[Entries with chart source code]
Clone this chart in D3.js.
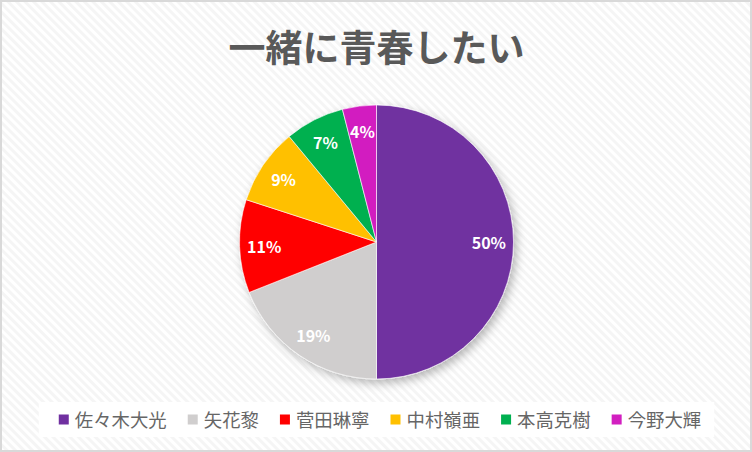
<!DOCTYPE html>
<html>
<head>
<meta charset="utf-8">
<script src="https://cdn.jsdelivr.net/npm/d3@7"></script>
<style>
  html, body { margin: 0; padding: 0; background: #fff; }
  svg { display: block; }
  text { font-family: "Noto Sans CJK JP", "Noto Sans", sans-serif; }
</style>
</head>
<body>
<svg id="chart"></svg>
<script>
// data
var names = ["佐々木大光", "矢花黎", "菅田琳寧", "中村嶺亜", "本高克樹", "今野大輝"];
var shares = [50, 19, 11, 9, 7, 4];
var colours = ["#7030a0", "#d0cece", "#ff0000", "#ffc000", "#00b050", "#d21fc0"];
var title = "一緒に青春したい";

var width = 752, height = 452;
var cx = 376.5, cy = 242, radius = 137;

var svg = d3.select('#chart')
    .attr("width", width)
    .attr("height", height);

var defs = svg.append("defs");

// light diagonal hatch behind everything
var pat = defs.append("pattern")
    .attr("id", "hatch")
    .attr("width", 6).attr("height", 6)
    .attr("patternUnits", "userSpaceOnUse")
    .attr("patternTransform", "rotate(45)");
pat.append("rect").attr("width", 6).attr("height", 6).attr("fill", "#ffffff");
pat.append("rect").attr("width", 6).attr("height", 3).attr("fill", "#f5f5f5");

var shadow = defs.append("filter")
    .attr("id", "shadow")
    .attr("x", "-20%").attr("y", "-20%")
    .attr("width", "150%").attr("height", "150%");
shadow.append("feDropShadow")
    .attr("dx", 3).attr("dy", 4)
    .attr("stdDeviation", 5)
    .attr("flood-color", "#000")
    .attr("flood-opacity", 0.28);

svg.append("rect")
    .attr("x", 1).attr("y", 1)
    .attr("width", width - 2).attr("height", height - 2)
    .attr("fill", "url(#hatch)")
    .attr("stroke", "#d9d9d9")
    .attr("stroke-width", 2);

svg.append("text")
    .attr("x", cx)
    .attr("y", 46)
    .attr("text-anchor", "middle")
    .attr("dominant-baseline", "central")
    .attr("font-size", 37)
    .attr("font-weight", "bold")
    .attr("fill", "#595959")
    .text(title);

var pie = d3.pie().sort(null).value(function(d) { return d; });
var arc = d3.arc().innerRadius(0).outerRadius(radius);
var labelArc = d3.arc().innerRadius(radius * 0.82).outerRadius(radius * 0.82);
var slices = pie(shares);

var g = svg.append("g")
    .attr("transform", "translate(" + cx + "," + cy + ")");

g.append("g")
    .attr("filter", "url(#shadow)")
    .selectAll("path")
    .data(slices)
    .enter()
    .append("path")
    .attr("d", arc)
    .attr("fill", function(d, i) { return colours[i]; })
    .attr("stroke", "#ffffff")
    .attr("stroke-width", 0.6);

g.selectAll("text.lbl")
    .data(slices)
    .enter()
    .append("text")
    .attr("class", "lbl")
    .attr("transform", function(d) { return "translate(" + labelArc.centroid(d) + ")"; })
    .attr("text-anchor", "middle")
    .attr("dominant-baseline", "central")
    .attr("font-size", 16)
    .attr("font-weight", "bold")
    .attr("fill", "#ffffff")
    .text(function(d) { return d.data + "%"; });

// legend
var legendBox = svg.append("rect")
    .attr("fill", "#ffffff");
var legend = svg.append("g");
var x = 0;
names.forEach(function(n, i) {
  var item = legend.append("g").attr("transform", "translate(" + x + ",0)");
  item.append("rect")
      .attr("x", 0).attr("y", -4.5)
      .attr("width", 10).attr("height", 10)
      .attr("fill", colours[i]);
  var t = item.append("text")
      .attr("x", 16).attr("y", 0)
      .attr("dominant-baseline", "central")
      .attr("font-size", 18.4)
      .attr("fill", "#666666")
      .text(n);
  x += 16 + t.node().getComputedTextLength() + 21;
});
var legendW = x - 21;
var lx = 380 - legendW / 2;
legend.attr("transform", "translate(" + lx + ",419)");
legendBox
    .attr("x", lx - 20).attr("y", 402)
    .attr("width", legendW + 33).attr("height", 35);
</script>
</body>
</html>
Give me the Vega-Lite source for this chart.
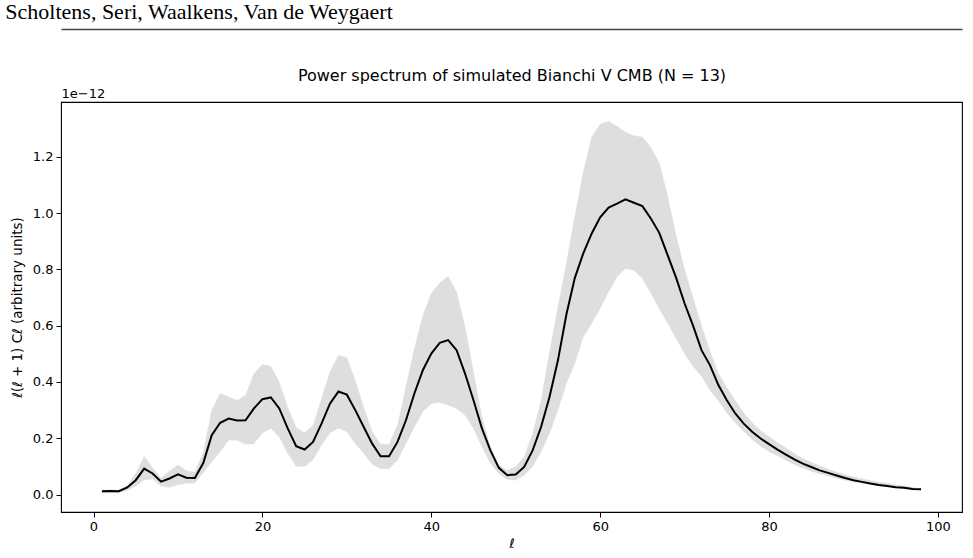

_Directive_. Without the pictures, return all the records precisely as they stand.

_Solution to the exercise_.
Clone this chart in D3.js.
<!DOCTYPE html>
<html>
<head>
<meta charset="utf-8">
<script src="https://cdn.jsdelivr.net/npm/d3@7"></script>
<style>
  html, body { margin: 0; padding: 0; background: #fff; }
  svg { display: block; }
  text { font-family: "Noto Sans CJK JP", "Noto Sans", sans-serif; }
</style>
</head>
<body>
<svg id="chart"></svg>
<script>
// data
var names = ["佐々木大光", "矢花黎", "菅田琳寧", "中村嶺亜", "本高克樹", "今野大輝"];
var shares = [50, 19, 11, 9, 7, 4];
var colours = ["#7030a0", "#d0cece", "#ff0000", "#ffc000", "#00b050", "#d21fc0"];
var title = "一緒に青春したい";

var width = 752, height = 452;
var cx = 376.5, cy = 242, radius = 137;

var svg = d3.select('#chart')
    .attr("width", width)
    .attr("height", height);

var defs = svg.append("defs");

// light diagonal hatch behind everything
var pat = defs.append("pattern")
    .attr("id", "hatch")
    .attr("width", 6).attr("height", 6)
    .attr("patternUnits", "userSpaceOnUse")
    .attr("patternTransform", "rotate(45)");
pat.append("rect").attr("width", 6).attr("height", 6).attr("fill", "#ffffff");
pat.append("rect").attr("width", 6).attr("height", 3).attr("fill", "#f5f5f5");

var shadow = defs.append("filter")
    .attr("id", "shadow")
    .attr("x", "-20%").attr("y", "-20%")
    .attr("width", "150%").attr("height", "150%");
shadow.append("feDropShadow")
    .attr("dx", 3).attr("dy", 4)
    .attr("stdDeviation", 5)
    .attr("flood-color", "#000")
    .attr("flood-opacity", 0.28);

svg.append("rect")
    .attr("x", 1).attr("y", 1)
    .attr("width", width - 2).attr("height", height - 2)
    .attr("fill", "url(#hatch)")
    .attr("stroke", "#d9d9d9")
    .attr("stroke-width", 2);

svg.append("text")
    .attr("x", cx)
    .attr("y", 46)
    .attr("text-anchor", "middle")
    .attr("dominant-baseline", "central")
    .attr("font-size", 37)
    .attr("font-weight", "bold")
    .attr("fill", "#595959")
    .text(title);

var pie = d3.pie().sort(null).value(function(d) { return d; });
var arc = d3.arc().innerRadius(0).outerRadius(radius);
var labelArc = d3.arc().innerRadius(radius * 0.82).outerRadius(radius * 0.82);
var slices = pie(shares);

var g = svg.append("g")
    .attr("transform", "translate(" + cx + "," + cy + ")");

g.append("g")
    .attr("filter", "url(#shadow)")
    .selectAll("path")
    .data(slices)
    .enter()
    .append("path")
    .attr("d", arc)
    .attr("fill", function(d, i) { return colours[i]; })
    .attr("stroke", "#ffffff")
    .attr("stroke-width", 0.6);

g.selectAll("text.lbl")
    .data(slices)
    .enter()
    .append("text")
    .attr("class", "lbl")
    .attr("transform", function(d) { return "translate(" + labelArc.centroid(d) + ")"; })
    .attr("text-anchor", "middle")
    .attr("dominant-baseline", "central")
    .attr("font-size", 16)
    .attr("font-weight", "bold")
    .attr("fill", "#ffffff")
    .text(function(d) { return d.data + "%"; });

// legend
var legendBox = svg.append("rect")
    .attr("fill", "#ffffff");
var legend = svg.append("g");
var x = 0;
names.forEach(function(n, i) {
  var item = legend.append("g").attr("transform", "translate(" + x + ",0)");
  item.append("rect")
      .attr("x", 0).attr("y", -4.5)
      .attr("width", 10).attr("height", 10)
      .attr("fill", colours[i]);
  var t = item.append("text")
      .attr("x", 16).attr("y", 0)
      .attr("dominant-baseline", "central")
      .attr("font-size", 18.4)
      .attr("fill", "#666666")
      .text(n);
  x += 16 + t.node().getComputedTextLength() + 21;
});
var legendW = x - 21;
var lx = 380 - legendW / 2;
legend.attr("transform", "translate(" + lx + ",419)");
legendBox
    .attr("x", lx - 20).attr("y", 402)
    .attr("width", legendW + 33).attr("height", 35);
</script>
</body>
</html>
Give me the Vega-Lite source for this chart.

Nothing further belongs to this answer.